-- START OF Stored records --

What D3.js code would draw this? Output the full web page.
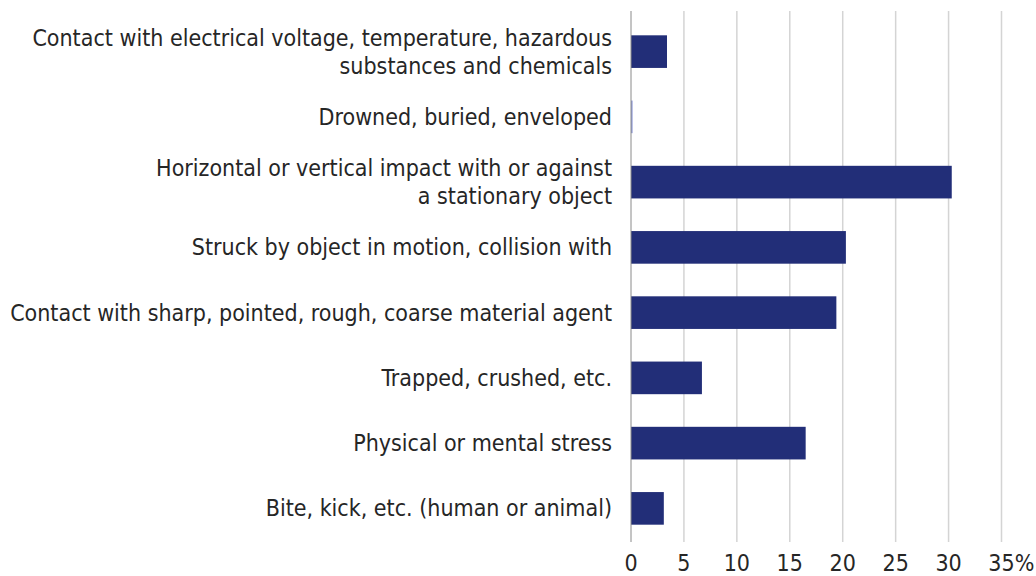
<!DOCTYPE html>
<html>
<head>
<meta charset="utf-8">
<script src="https://cdn.jsdelivr.net/npm/d3@7"></script>
<style>
  body { margin: 0; background: #fff; }
  svg { display: block; }
  text { font-family: "DejaVu Sans Condensed", "Roboto", sans-serif; fill: #262626; }
</style>
</head>
<body>
<div id="chart"></div>
<script>
// causes, top to bottom (label lines)
const causes = [
    ["Contact with electrical voltage, temperature, hazardous", "substances and chemicals"],
    ["Drowned, buried, enveloped"],
    ["Horizontal or vertical impact with or against", "a stationary object"],
    ["Struck by object in motion, collision with"],
    ["Contact with sharp, pointed, rough, coarse material agent"],
    ["Trapped, crushed, etc."],
    ["Physical or mental stress"],
    ["Bite, kick, etc. (human or animal)"]
];
const shares = [3.4, 0.15, 30.3, 20.3, 19.4, 6.7, 16.5, 3.1];
const xTicks = [0, 5, 10, 15, 20, 25, 30, 35];

const width = 1036;
const height = 576;
const margin = { top: 19, right: 35, bottom: 35, left: 631 };

const svg = d3.select("#chart")
    .append("svg")
    .attr("width", width)
    .attr("height", height);

const xScale = d3.scaleLinear()
    .domain([0, 35])
    .range([margin.left, margin.left + 370.5]);

const yScale = d3.scaleBand()
    .domain(d3.range(causes.length))
    .range([margin.top, 541])
    .paddingInner(0.5)
    .paddingOuter(0.25);

// gridlines
svg.append("g")
    .selectAll("line")
    .data(xTicks.slice(1))
    .join("line")
        .attr("x1", d => xScale(d))
        .attr("x2", d => xScale(d))
        .attr("y1", 11)
        .attr("y2", 542)
        .attr("stroke", "#d4d4d4")
        .attr("stroke-width", 1.5);

// bars
svg.append("g")
    .selectAll("rect")
    .data(shares)
    .join("rect")
        .attr("x", xScale(0))
        .attr("y", (d, i) => yScale(i))
        .attr("width", d => xScale(d) - xScale(0))
        .attr("height", yScale.bandwidth())
        .attr("fill", d => d < 1 ? "#8f9ad8" : "#222e78");

// zero axis line
svg.append("line")
    .attr("x1", xScale(0))
    .attr("x2", xScale(0))
    .attr("y1", 11)
    .attr("y2", 542)
    .attr("stroke", "#8a8a8a")
    .attr("stroke-width", 1);

// category labels
const fontSize = 23;
const lineH = 28;
const labels = svg.append("g")
    .selectAll("text")
    .data(causes)
    .join("text")
        .attr("text-anchor", "end")
        .attr("font-size", fontSize);
labels.each(function(d, i) {
    const t = d3.select(this);
    const y0 = yScale(i) + yScale.bandwidth() / 2 - (d.length - 1) * lineH / 2;
    d.forEach((line, j) => {
        t.append("tspan")
            .attr("x", 612)
            .attr("y", y0 + j * lineH)
            .attr("dy", "0.35em")
            .text(line);
    });
});

// x axis labels
const tickG = svg.append("g")
    .selectAll("text")
    .data(xTicks)
    .join("text")
        .attr("x", d => xScale(d))
        .attr("y", 563)
        .attr("dy", "0.35em")
        .attr("text-anchor", "middle")
        .attr("font-size", fontSize)
        .text(d => d);

// percent sign hangs after the last tick number
const last = tickG.filter(d => d === 35);
const w = last.node().getComputedTextLength();
svg.append("text")
    .attr("x", xScale(35) + w / 2)
    .attr("y", 563)
    .attr("dy", "0.35em")
    .attr("font-size", fontSize)
    .text("%");
</script>
</body>
</html>
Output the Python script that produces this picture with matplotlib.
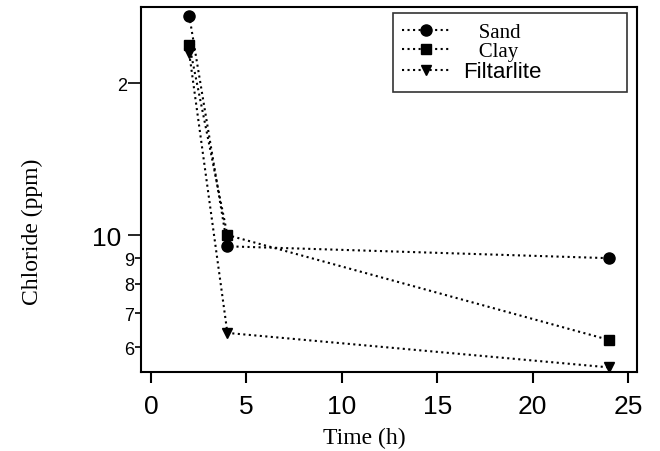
import matplotlib
matplotlib.use("Agg")
import matplotlib.pyplot as plt
from matplotlib.ticker import FixedLocator, FixedFormatter

# data
time_h = [2, 4, 24]
sand = [27.2, 9.5, 9.0]
clay = [23.8, 10.0, 6.2]
filtarlite = [22.9, 6.4, 5.47]

x_ticks = [0, 5, 10, 15, 20, 25]
y_major = [20, 10]
y_major_labels = ["2", "10"]
y_minor = [9, 8, 7, 6]
y_minor_labels = ["9", "8", "7", "6"]

fig = plt.figure(figsize=(6.6, 4.52), dpi=100)
ax = fig.add_axes([0.2136, 0.1748, 0.7515, 0.8075])

style = dict(color="black", linestyle=":", linewidth=1.5)
ax.plot(time_h, sand, marker="o", markersize=8, label="   Sand", **style)
ax.plot(time_h, clay, marker="s", markersize=7, label="   Clay", **style)
ax.plot(time_h, filtarlite, marker="v", markersize=7.5, label="Filtarlite", **style)

ax.set_yscale("log")
ax.set_xlim(-0.53, 25.47)
ax.set_ylim(5.356, 28.29)

ax.xaxis.set_major_locator(FixedLocator(x_ticks))
ax.yaxis.set_major_locator(FixedLocator(y_major))
ax.yaxis.set_major_formatter(FixedFormatter(y_major_labels))
ax.yaxis.set_minor_locator(FixedLocator(y_minor))
ax.yaxis.set_minor_formatter(FixedFormatter(y_minor_labels))

ax.tick_params(axis="x", direction="out", length=8, width=1.5, labelsize=19,
               pad=8, labelfontfamily="Liberation Sans")
ax.tick_params(axis="y", which="major", direction="out", length=9.5, width=1.2,
               labelsize=19, pad=5, labelfontfamily="Liberation Sans")
ax.tick_params(axis="y", which="minor", direction="out", length=4.5, width=1.2,
               labelsize=13, pad=0.5, labelfontfamily="Liberation Sans")

# the "2" tick is shorter and its label smaller, like the small ones
t20 = ax.yaxis.get_major_ticks()[0]
t20.tick1line.set_markersize(6)
t20.label1.set_fontsize(13)
t20.set_pad(0.5)

for sp in ax.spines.values():
    sp.set_linewidth(1.5)

ax.set_xlabel("Time (h)", fontsize=17, family="Liberation Serif")
ax.xaxis.set_label_coords(0.45, -0.151)
ax.set_ylabel("Chloride (ppm)", fontsize=17, family="Liberation Serif")
ax.yaxis.set_label_coords(-0.198, 0.386)

leg = ax.legend(loc="upper left", bbox_to_anchor=(0.508, 0.0, 0.472, 0.984),
                mode="expand", frameon=True, fancybox=False, edgecolor="black",
                handlelength=2.3, handletextpad=0.6, borderpad=0.45,
                labelspacing=0.0, fontsize=15, borderaxespad=0.0)
leg.get_frame().set_linewidth(1.2)
texts = leg.get_texts()
texts[0].set_family("Liberation Serif")
texts[1].set_family("Liberation Serif")
texts[2].set_family("Liberation Sans")
texts[2].set_fontsize(16)

fig.savefig("out.png", dpi=100)
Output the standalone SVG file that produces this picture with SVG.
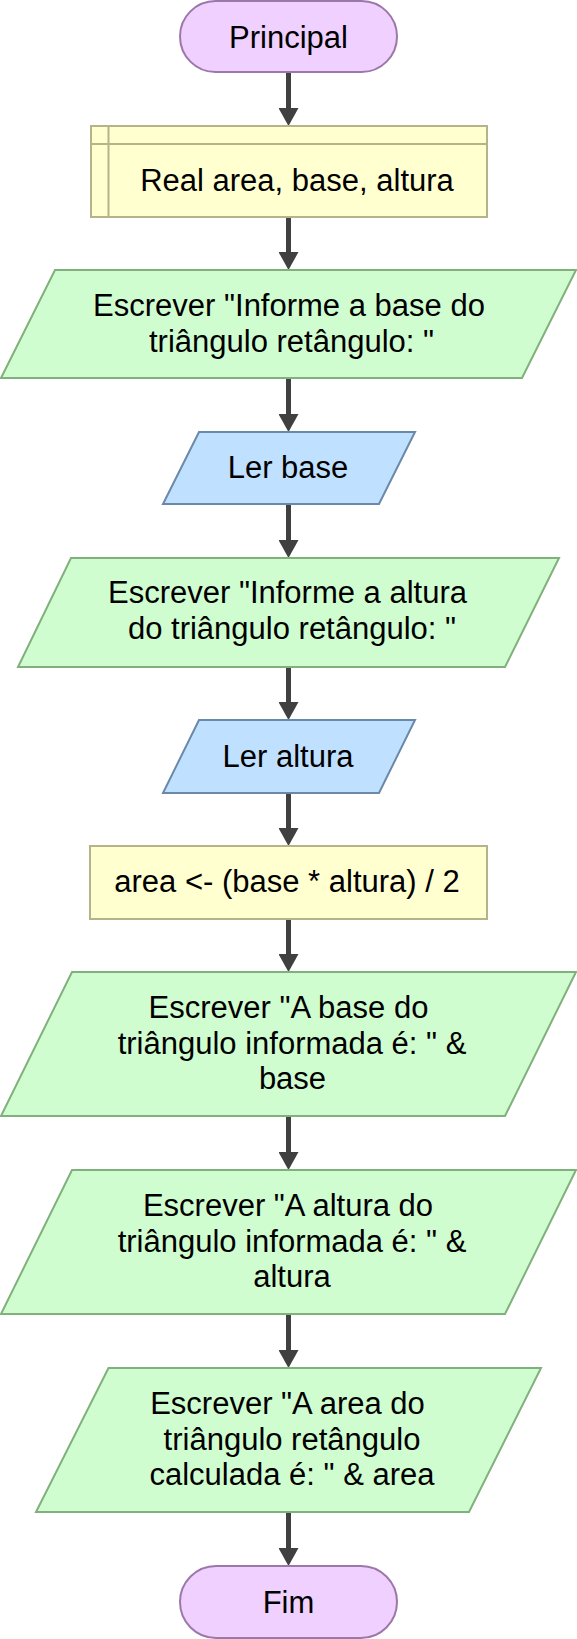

-- END OF Stored records --

## Task requirements
Pictures excluded, quote all the data above exactly.

## Answer to the exercise
What D3.js code would draw this? Output the full web page.
<!DOCTYPE html>
<html>
<head>
<meta charset="utf-8">
<script src="https://cdn.jsdelivr.net/npm/d3@7"></script>
<style>
  body { margin: 0; background: #fff; }
  svg { display: block; }
  text { font-family: "DejaVu Sans Condensed", "Roboto", sans-serif; fill: #262626; }
</style>
</head>
<body>
<div id="chart"></div>
<script>
// causes, top to bottom (label lines)
const causes = [
    ["Contact with electrical voltage, temperature, hazardous", "substances and chemicals"],
    ["Drowned, buried, enveloped"],
    ["Horizontal or vertical impact with or against", "a stationary object"],
    ["Struck by object in motion, collision with"],
    ["Contact with sharp, pointed, rough, coarse material agent"],
    ["Trapped, crushed, etc."],
    ["Physical or mental stress"],
    ["Bite, kick, etc. (human or animal)"]
];
const shares = [3.4, 0.15, 30.3, 20.3, 19.4, 6.7, 16.5, 3.1];
const xTicks = [0, 5, 10, 15, 20, 25, 30, 35];

const width = 1036;
const height = 576;
const margin = { top: 19, right: 35, bottom: 35, left: 631 };

const svg = d3.select("#chart")
    .append("svg")
    .attr("width", width)
    .attr("height", height);

const xScale = d3.scaleLinear()
    .domain([0, 35])
    .range([margin.left, margin.left + 370.5]);

const yScale = d3.scaleBand()
    .domain(d3.range(causes.length))
    .range([margin.top, 541])
    .paddingInner(0.5)
    .paddingOuter(0.25);

// gridlines
svg.append("g")
    .selectAll("line")
    .data(xTicks.slice(1))
    .join("line")
        .attr("x1", d => xScale(d))
        .attr("x2", d => xScale(d))
        .attr("y1", 11)
        .attr("y2", 542)
        .attr("stroke", "#d4d4d4")
        .attr("stroke-width", 1.5);

// bars
svg.append("g")
    .selectAll("rect")
    .data(shares)
    .join("rect")
        .attr("x", xScale(0))
        .attr("y", (d, i) => yScale(i))
        .attr("width", d => xScale(d) - xScale(0))
        .attr("height", yScale.bandwidth())
        .attr("fill", d => d < 1 ? "#8f9ad8" : "#222e78");

// zero axis line
svg.append("line")
    .attr("x1", xScale(0))
    .attr("x2", xScale(0))
    .attr("y1", 11)
    .attr("y2", 542)
    .attr("stroke", "#8a8a8a")
    .attr("stroke-width", 1);

// category labels
const fontSize = 23;
const lineH = 28;
const labels = svg.append("g")
    .selectAll("text")
    .data(causes)
    .join("text")
        .attr("text-anchor", "end")
        .attr("font-size", fontSize);
labels.each(function(d, i) {
    const t = d3.select(this);
    const y0 = yScale(i) + yScale.bandwidth() / 2 - (d.length - 1) * lineH / 2;
    d.forEach((line, j) => {
        t.append("tspan")
            .attr("x", 612)
            .attr("y", y0 + j * lineH)
            .attr("dy", "0.35em")
            .text(line);
    });
});

// x axis labels
const tickG = svg.append("g")
    .selectAll("text")
    .data(xTicks)
    .join("text")
        .attr("x", d => xScale(d))
        .attr("y", 563)
        .attr("dy", "0.35em")
        .attr("text-anchor", "middle")
        .attr("font-size", fontSize)
        .text(d => d);

// percent sign hangs after the last tick number
const last = tickG.filter(d => d === 35);
const w = last.node().getComputedTextLength();
svg.append("text")
    .attr("x", xScale(35) + w / 2)
    .attr("y", 563)
    .attr("dy", "0.35em")
    .attr("font-size", fontSize)
    .text("%");
</script>
</body>
</html>
Output the Python script that produces this picture with matplotlib.
import matplotlib
matplotlib.use("Agg")
import matplotlib.pyplot as plt
from matplotlib.ticker import FixedLocator, FixedFormatter

# data
time_h = [2, 4, 24]
sand = [27.2, 9.5, 9.0]
clay = [23.8, 10.0, 6.2]
filtarlite = [22.9, 6.4, 5.47]

x_ticks = [0, 5, 10, 15, 20, 25]
y_major = [20, 10]
y_major_labels = ["2", "10"]
y_minor = [9, 8, 7, 6]
y_minor_labels = ["9", "8", "7", "6"]

fig = plt.figure(figsize=(6.6, 4.52), dpi=100)
ax = fig.add_axes([0.2136, 0.1748, 0.7515, 0.8075])

style = dict(color="black", linestyle=":", linewidth=1.5)
ax.plot(time_h, sand, marker="o", markersize=8, label="   Sand", **style)
ax.plot(time_h, clay, marker="s", markersize=7, label="   Clay", **style)
ax.plot(time_h, filtarlite, marker="v", markersize=7.5, label="Filtarlite", **style)

ax.set_yscale("log")
ax.set_xlim(-0.53, 25.47)
ax.set_ylim(5.356, 28.29)

ax.xaxis.set_major_locator(FixedLocator(x_ticks))
ax.yaxis.set_major_locator(FixedLocator(y_major))
ax.yaxis.set_major_formatter(FixedFormatter(y_major_labels))
ax.yaxis.set_minor_locator(FixedLocator(y_minor))
ax.yaxis.set_minor_formatter(FixedFormatter(y_minor_labels))

ax.tick_params(axis="x", direction="out", length=8, width=1.5, labelsize=19,
               pad=8, labelfontfamily="Liberation Sans")
ax.tick_params(axis="y", which="major", direction="out", length=9.5, width=1.2,
               labelsize=19, pad=5, labelfontfamily="Liberation Sans")
ax.tick_params(axis="y", which="minor", direction="out", length=4.5, width=1.2,
               labelsize=13, pad=0.5, labelfontfamily="Liberation Sans")

# the "2" tick is shorter and its label smaller, like the small ones
t20 = ax.yaxis.get_major_ticks()[0]
t20.tick1line.set_markersize(6)
t20.label1.set_fontsize(13)
t20.set_pad(0.5)

for sp in ax.spines.values():
    sp.set_linewidth(1.5)

ax.set_xlabel("Time (h)", fontsize=17, family="Liberation Serif")
ax.xaxis.set_label_coords(0.45, -0.151)
ax.set_ylabel("Chloride (ppm)", fontsize=17, family="Liberation Serif")
ax.yaxis.set_label_coords(-0.198, 0.386)

leg = ax.legend(loc="upper left", bbox_to_anchor=(0.508, 0.0, 0.472, 0.984),
                mode="expand", frameon=True, fancybox=False, edgecolor="black",
                handlelength=2.3, handletextpad=0.6, borderpad=0.45,
                labelspacing=0.0, fontsize=15, borderaxespad=0.0)
leg.get_frame().set_linewidth(1.2)
texts = leg.get_texts()
texts[0].set_family("Liberation Serif")
texts[1].set_family("Liberation Serif")
texts[2].set_family("Liberation Sans")
texts[2].set_fontsize(16)

fig.savefig("out.png", dpi=100)
Output the standalone SVG file that produces this picture with SVG.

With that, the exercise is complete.